BD : Nous avons toujours eu de bons rapports avec le Conseil constitutionnel, surtout pendant la période électorale, le Conseil constitutionnel a toujours désigné 1 membre ; ce sera toujours le cas, en l’occurrence un magistrat. A l’heure actuelle même, le vice-président du CSC émane de la famille des magistrats ; il a été désigné par le Conseil constitutionnel.

Nous n’avons aucun problème dans nos rapports. Bien au contraire, nous échangeons beaucoup avec eux. Nous n’avons donc aucun problème de collaboration avec le Conseil constitutionnel.

Lefaso.net : Les conseils seront désormais tenus au secret des délibérations à vie. Qu’est-ce qui, selon vous, fonde cette astreinte ?

BD : Cela ne change rien à la réalité. Il n’y a pas de secret d’Etat dans les délibérations du Conseil supérieur de la communication ; donc c’est juste une question d’écriture. Mais cela ne pose aucun problème en fait.

Lefaso.net : Qu’en est-il du dispositif mis en place par le CSC pour la régulation du contenu des nouveaux médias ?

BD : Il fallait bien en tenir compte. D’ailleurs, dans les projets de lois en cours d’adoption sur la presse écrite, l’audiovisuel, etc., on a déjà prévu des dispositions sur les médias en ligne. Mais, il nous a été recommandé de réfléchir à une loi spécifique pour les médias en ligne ; ce qui n’est pas encore le cas. Il se peut que dans les prochaines années, il y ait une loi spécifique se rapportant donc aux médias en ligne.

Lefaso.net : Peut-on en savoir sur vos attentes par rapport au séminaire du RIARC que vous accueillez ?

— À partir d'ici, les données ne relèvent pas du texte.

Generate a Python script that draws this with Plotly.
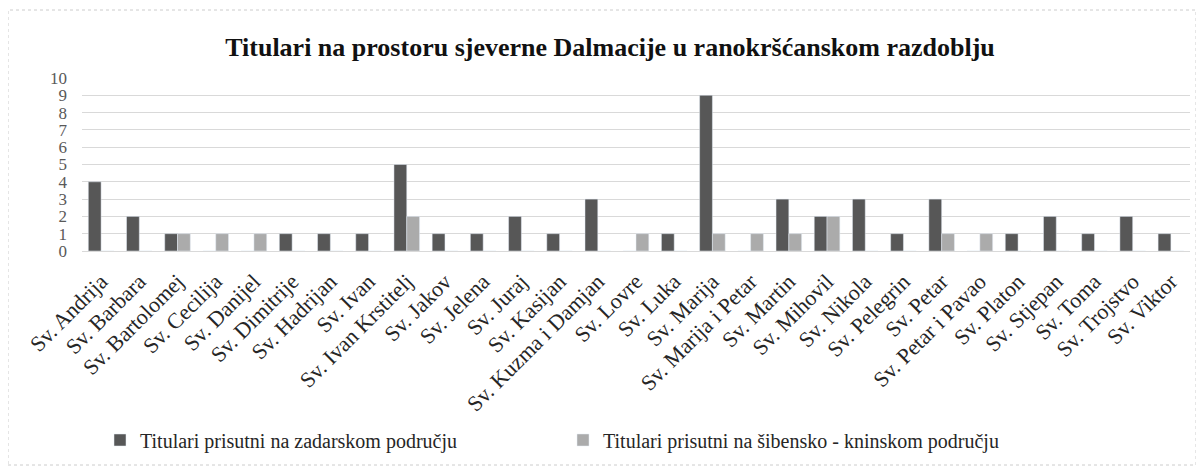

BD : Comme tout rendez-vous, ce sera pour nous des retrouvailles avec les autres instances de régulation, et nous espérons qu’au sortir de ce séminaire de deux jours, on aura des réponses, ou au moins, le début des réponses aux questions que tout le monde se pose par rapport au développement très rapide des technologies et de la convergence numérique qui est au centre du thème de ce séminaire.

Evidemment, il ne s’agit pas de trouver des solutions toutes faites du jour au lendemain, mais d’avoir une réflexion qui permette de dégager des pistes en harmonie avec toutes les autres instances.